--- Begin ---

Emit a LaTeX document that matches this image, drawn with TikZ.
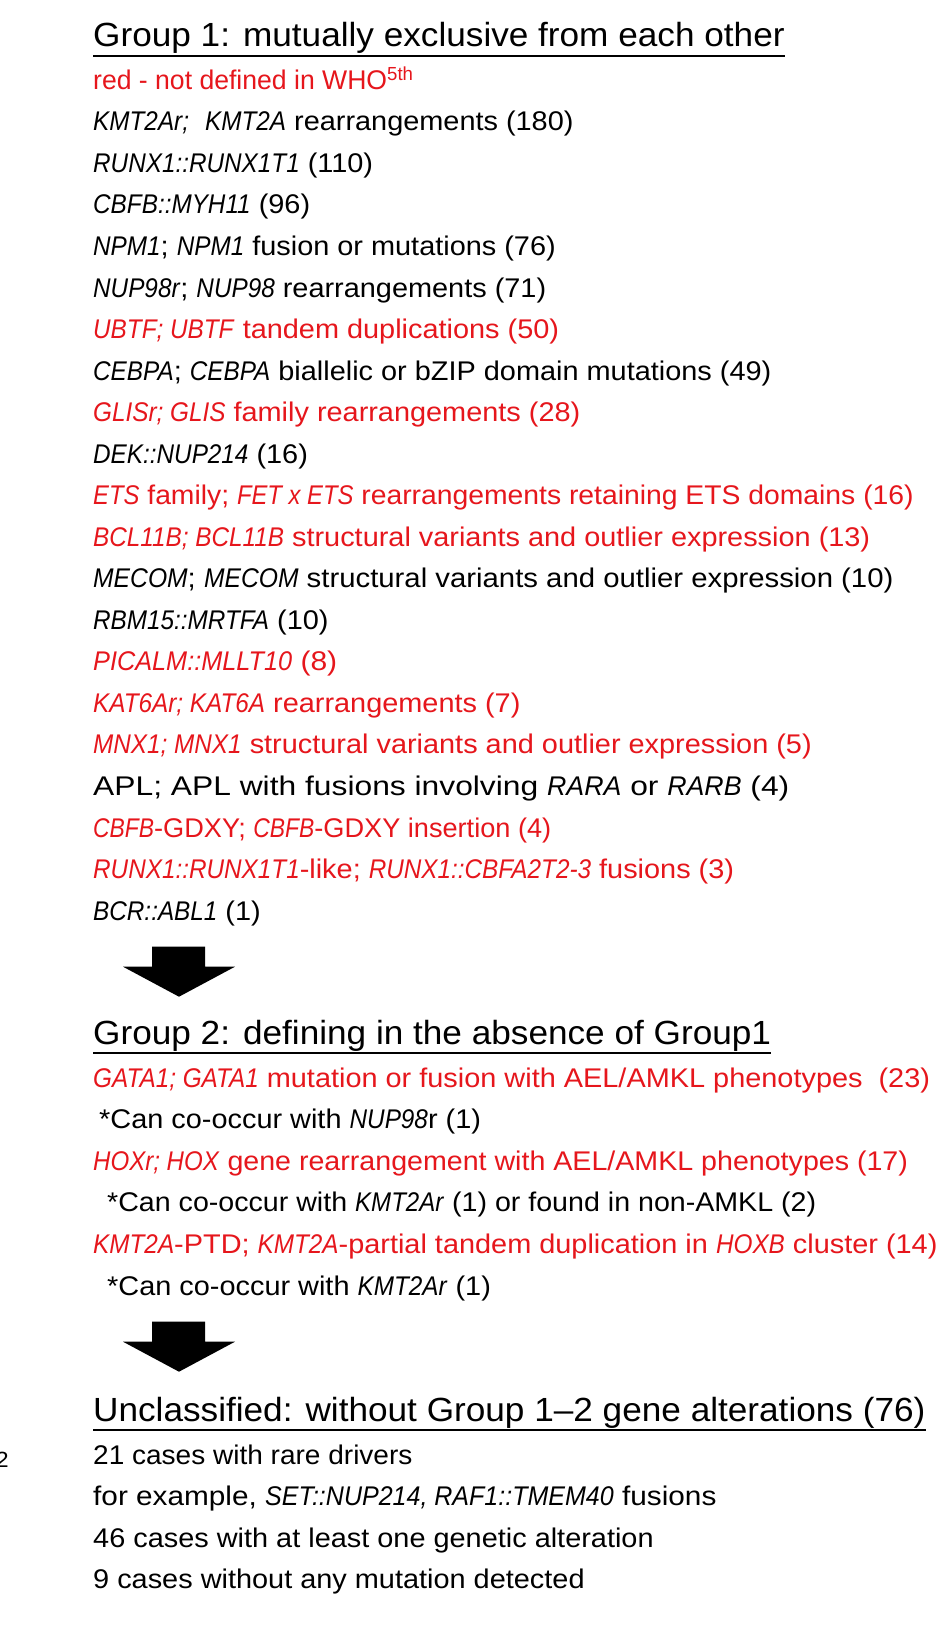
\documentclass[tikz,border=0pt]{standalone}
\usepackage{graphicx}
\usepackage{fontspec}
\setmainfont{Liberation Sans}[UprightFeatures={FakeStretch=1.07},ItalicFeatures={FakeStretch=0.9}]
\newfontfamily\headf[FakeStretch=1.05]{Liberation Sans}
\definecolor{wred}{RGB}{230,22,28}
\newcommand{\bodysz}{\fontsize{27pt}{32pt}\selectfont}
\newcommand{\headsz}{\headf\fontsize{33.5pt}{40pt}\selectfont}
\begin{document}
\begin{tikzpicture}[x=1pt,y=-1pt,
  txt/.style={anchor=base west,inner sep=0pt,font=\bodysz},
  rtxt/.style={txt,text=wred},
  head/.style={anchor=base west,inner sep=0pt,font=\headsz},
  uline/.style={line width=2pt},
  blockarrow/.style={fill=black}]
\useasboundingbox[fill=white] (0,0) rectangle (945,1630);
% Group 1
\node[head] (h1) at (93,46.5) {Group 1: mutually exclusive from each other};
\draw[uline] ([yshift=-2pt]h1.south west) -- ([yshift=-2pt]h1.south east);
\node[rtxt] (l0) at (93,89.3) {\scalebox{0.92}[1]{red - not defined in WHO\textsuperscript{5th}}};
\node[txt] (l1) at (93,130.8) {\textit{KMT2Ar;}\ \ \textit{KMT2A} rearrangements (180)};
\node[txt] (l2) at (93,172.4) {\textit{RUNX1::RUNX1T1} (110)};
\node[txt] (l3) at (93,213.9) {\textit{CBFB::MYH11} (96)};
\node[txt] (l4) at (93,255.5) {\textit{NPM1}; \textit{NPM1} fusion or mutations (76)};
\node[txt] (l5) at (93,297.0) {\textit{NUP98r}; \textit{NUP98} rearrangements (71)};
\node[rtxt] (l6) at (93,338.5) {\textit{UBTF; UBTF} tandem duplications (50)};
\node[txt] (l7) at (93,380.1) {\textit{CEBPA}; \textit{CEBPA} biallelic or bZIP domain mutations (49)};
\node[rtxt] (l8) at (93,421.6) {\textit{GLISr; GLIS} family rearrangements (28)};
\node[txt] (l9) at (93,463.2) {\textit{DEK::NUP214} (16)};
\node[rtxt] (l10) at (93,504.7) {\scalebox{0.98}[1]{\textit{ETS} family; \textit{FET x ETS} rearrangements retaining ETS domains (16)}};
\node[rtxt] (l11) at (93,546.2) {\textit{BCL11B; BCL11B} structural variants and outlier expression (13)};
\node[txt] (l12) at (93,587.8) {\scalebox{1.015}[1]{\textit{MECOM}; \textit{MECOM} structural variants and outlier expression (10)}};
\node[txt] (l13) at (93,629.3) {\textit{RBM15::MRTFA} (10)};
\node[rtxt] (l14) at (93,670.9) {\scalebox{1.04}[1]{\textit{PICALM::MLLT10} (8)}};
\node[rtxt] (l15) at (93,712.4) {\textit{KAT6Ar; KAT6A} rearrangements (7)};
\node[rtxt] (l16) at (93,753.9) {\textit{MNX1; MNX1} structural variants and outlier expression (5)};
\node[txt] (l17) at (93,795.5) {\scalebox{1.1}[1]{APL; APL with fusions involving \textit{RARA} or \textit{RARB} (4)}};
\node[rtxt] (l18) at (93,837.0) {\scalebox{0.94}[1]{\textit{CBFB}-GDXY; \textit{CBFB}-GDXY insertion (4)}};
\node[rtxt] (l19) at (93,878.6) {\textit{RUNX1::RUNX1T1}-like; \textit{RUNX1::CBFA2T2-3} fusions (3)};
\node[txt] (l20) at (93,920.1) {\textit{BCR::ABL1} (1)};
% arrow 1
\fill[blockarrow] (152,946.7) -- (205,946.7) -- (205,966.7) -- (235,966.7) -- (179,996.7) -- (123,966.7) -- (152,966.7) -- cycle;
% Group 2
\node[head] (h2) at (93,1044) {Group 2: defining in the absence of Group1};
\draw[uline] ([yshift=-2pt]h2.south west) -- ([yshift=-2pt]h2.south east);
\node[rtxt] (m0) at (93,1087.3) {\textit{GATA1; GATA1} mutation or fusion with AEL/AMKL phenotypes\ \ (23)};
\node[txt] (m1) at (99,1128.8) {*Can co-occur with \textit{NUP98}r (1)};
\node[rtxt] (m2) at (93,1170.4) {\scalebox{0.99}[1]{\textit{HOXr; HOX} gene rearrangement with AEL/AMKL phenotypes (17)}};
\node[txt] (m3) at (107,1211.9) {\scalebox{0.99}[1]{*Can co-occur with \textit{KMT2Ar} (1) or found in non-AMKL (2)}};
\node[rtxt] (m4) at (93,1253.5) {\textit{KMT2A}-PTD; \textit{KMT2A}-partial tandem duplication in \textit{HOXB} cluster (14)};
\node[txt] (m5) at (107,1295.0) {*Can co-occur with \textit{KMT2Ar} (1)};
% arrow 2
\fill[blockarrow] (152,1321.7) -- (205,1321.7) -- (205,1341.7) -- (235,1341.7) -- (179,1371.7) -- (123,1341.7) -- (152,1341.7) -- cycle;
% Unclassified
\node[head] (h3) at (93,1421) {Unclassified: without Group 1–2 gene alterations (76)};
\draw[uline] ([yshift=-2pt]h3.south west) -- ([yshift=-2pt]h3.south east);
\node[txt] (n0) at (93,1464.3) {\scalebox{0.97}[1]{21 cases with rare drivers}};
\node[txt] (n1) at (93,1505.8) {\scalebox{1.03}[1]{for example, \textit{SET::NUP214, RAF1::TMEM40} fusions}};
\node[txt] (n2) at (93,1547.4) {46 cases with at least one genetic alteration};
\node[txt] (n3) at (93,1588.9) {9 cases without any mutation detected};
\node[anchor=base east,inner sep=0pt,font=\fontsize{22pt}{26pt}\selectfont] (cut2) at (9,1467) {2};
\end{tikzpicture}
\end{document}
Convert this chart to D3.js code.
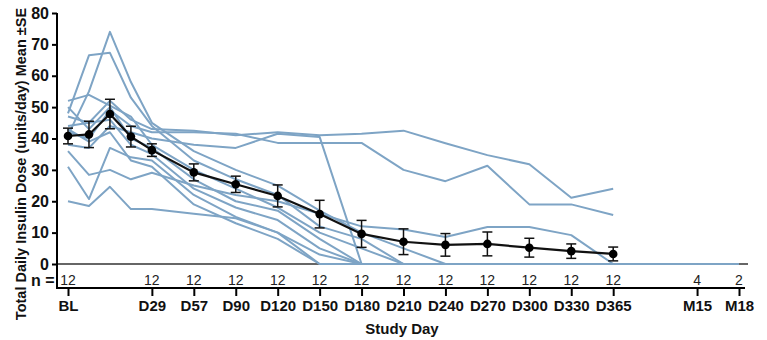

--- End ---

Task objective: Keep only those lines of the records that hold "this", and return them.

Task result:
Emit a LaTeX document that matches this image, drawn with TikZ.
Convert this chart to D3.js code.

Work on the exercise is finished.